[Task objective] Would you repeat the listing exactly but omit every picture?

[Material provided]
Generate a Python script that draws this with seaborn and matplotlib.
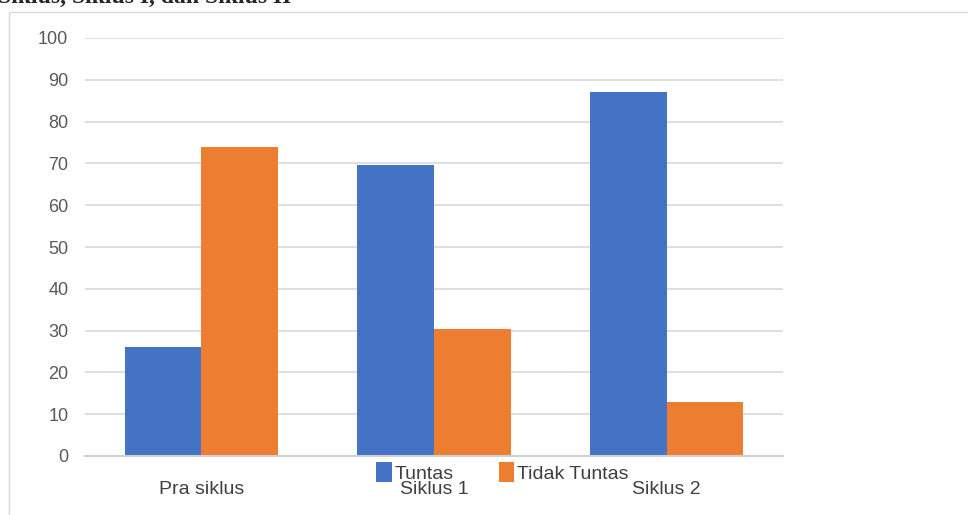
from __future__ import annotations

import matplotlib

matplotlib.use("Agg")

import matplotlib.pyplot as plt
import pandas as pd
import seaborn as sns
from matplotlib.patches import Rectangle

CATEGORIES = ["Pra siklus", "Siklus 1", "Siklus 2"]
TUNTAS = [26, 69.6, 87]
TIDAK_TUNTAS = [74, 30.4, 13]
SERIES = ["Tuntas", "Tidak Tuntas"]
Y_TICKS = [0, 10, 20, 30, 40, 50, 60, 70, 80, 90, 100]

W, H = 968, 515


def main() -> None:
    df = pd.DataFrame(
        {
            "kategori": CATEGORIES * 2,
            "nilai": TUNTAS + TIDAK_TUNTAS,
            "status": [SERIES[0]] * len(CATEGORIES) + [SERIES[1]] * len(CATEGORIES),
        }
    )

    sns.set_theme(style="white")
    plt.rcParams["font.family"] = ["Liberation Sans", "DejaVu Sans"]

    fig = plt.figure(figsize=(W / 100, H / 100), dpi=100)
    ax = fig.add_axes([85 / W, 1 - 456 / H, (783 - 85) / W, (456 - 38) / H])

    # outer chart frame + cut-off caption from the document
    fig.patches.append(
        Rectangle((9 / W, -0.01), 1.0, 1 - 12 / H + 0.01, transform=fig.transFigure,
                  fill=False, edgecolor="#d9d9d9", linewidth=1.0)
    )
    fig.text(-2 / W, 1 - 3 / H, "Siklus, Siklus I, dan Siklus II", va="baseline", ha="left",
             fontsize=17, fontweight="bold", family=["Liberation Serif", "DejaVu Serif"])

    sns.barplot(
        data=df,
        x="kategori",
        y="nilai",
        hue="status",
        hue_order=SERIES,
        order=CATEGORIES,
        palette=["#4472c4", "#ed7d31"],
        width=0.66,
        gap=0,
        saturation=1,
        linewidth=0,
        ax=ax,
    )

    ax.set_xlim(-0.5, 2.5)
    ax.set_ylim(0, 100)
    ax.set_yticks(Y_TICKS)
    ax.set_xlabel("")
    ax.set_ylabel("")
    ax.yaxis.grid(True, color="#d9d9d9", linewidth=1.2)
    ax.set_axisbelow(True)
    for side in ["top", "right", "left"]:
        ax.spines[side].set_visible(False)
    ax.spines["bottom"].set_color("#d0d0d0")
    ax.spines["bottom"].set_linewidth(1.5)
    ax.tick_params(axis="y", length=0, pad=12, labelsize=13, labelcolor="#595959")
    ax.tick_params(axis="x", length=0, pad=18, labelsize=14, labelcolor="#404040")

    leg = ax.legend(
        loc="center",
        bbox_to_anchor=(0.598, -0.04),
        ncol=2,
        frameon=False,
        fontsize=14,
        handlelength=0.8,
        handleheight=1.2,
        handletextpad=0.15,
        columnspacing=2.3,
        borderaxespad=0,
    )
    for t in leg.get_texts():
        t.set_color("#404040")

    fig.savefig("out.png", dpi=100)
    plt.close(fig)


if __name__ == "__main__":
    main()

[Response to this exercise]
Generate a Python script that draws this with seaborn and matplotlib.
from __future__ import annotations

import matplotlib

matplotlib.use("Agg")

import matplotlib.pyplot as plt
import pandas as pd
import seaborn as sns
from matplotlib.patches import Rectangle

CATEGORIES = ["Pra siklus", "Siklus 1", "Siklus 2"]
TUNTAS = [26, 69.6, 87]
TIDAK_TUNTAS = [74, 30.4, 13]
SERIES = ["Tuntas", "Tidak Tuntas"]
Y_TICKS = [0, 10, 20, 30, 40, 50, 60, 70, 80, 90, 100]

W, H = 968, 515


def main() -> None:
    df = pd.DataFrame(
        {
            "kategori": CATEGORIES * 2,
            "nilai": TUNTAS + TIDAK_TUNTAS,
            "status": [SERIES[0]] * len(CATEGORIES) + [SERIES[1]] * len(CATEGORIES),
        }
    )

    sns.set_theme(style="white")
    plt.rcParams["font.family"] = ["Liberation Sans", "DejaVu Sans"]

    fig = plt.figure(figsize=(W / 100, H / 100), dpi=100)
    ax = fig.add_axes([85 / W, 1 - 456 / H, (783 - 85) / W, (456 - 38) / H])

    # outer chart frame + cut-off caption from the document
    fig.patches.append(
        Rectangle((9 / W, -0.01), 1.0, 1 - 12 / H + 0.01, transform=fig.transFigure,
                  fill=False, edgecolor="#d9d9d9", linewidth=1.0)
    )
    fig.text(-2 / W, 1 - 3 / H, "Siklus, Siklus I, dan Siklus II", va="baseline", ha="left",
             fontsize=17, fontweight="bold", family=["Liberation Serif", "DejaVu Serif"])

    sns.barplot(
        data=df,
        x="kategori",
        y="nilai",
        hue="status",
        hue_order=SERIES,
        order=CATEGORIES,
        palette=["#4472c4", "#ed7d31"],
        width=0.66,
        gap=0,
        saturation=1,
        linewidth=0,
        ax=ax,
    )

    ax.set_xlim(-0.5, 2.5)
    ax.set_ylim(0, 100)
    ax.set_yticks(Y_TICKS)
    ax.set_xlabel("")
    ax.set_ylabel("")
    ax.yaxis.grid(True, color="#d9d9d9", linewidth=1.2)
    ax.set_axisbelow(True)
    for side in ["top", "right", "left"]:
        ax.spines[side].set_visible(False)
    ax.spines["bottom"].set_color("#d0d0d0")
    ax.spines["bottom"].set_linewidth(1.5)
    ax.tick_params(axis="y", length=0, pad=12, labelsize=13, labelcolor="#595959")
    ax.tick_params(axis="x", length=0, pad=18, labelsize=14, labelcolor="#404040")

    leg = ax.legend(
        loc="center",
        bbox_to_anchor=(0.598, -0.04),
        ncol=2,
        frameon=False,
        fontsize=14,
        handlelength=0.8,
        handleheight=1.2,
        handletextpad=0.15,
        columnspacing=2.3,
        borderaxespad=0,
    )
    for t in leg.get_texts():
        t.set_color("#404040")

    fig.savefig("out.png", dpi=100)
    plt.close(fig)


if __name__ == "__main__":
    main()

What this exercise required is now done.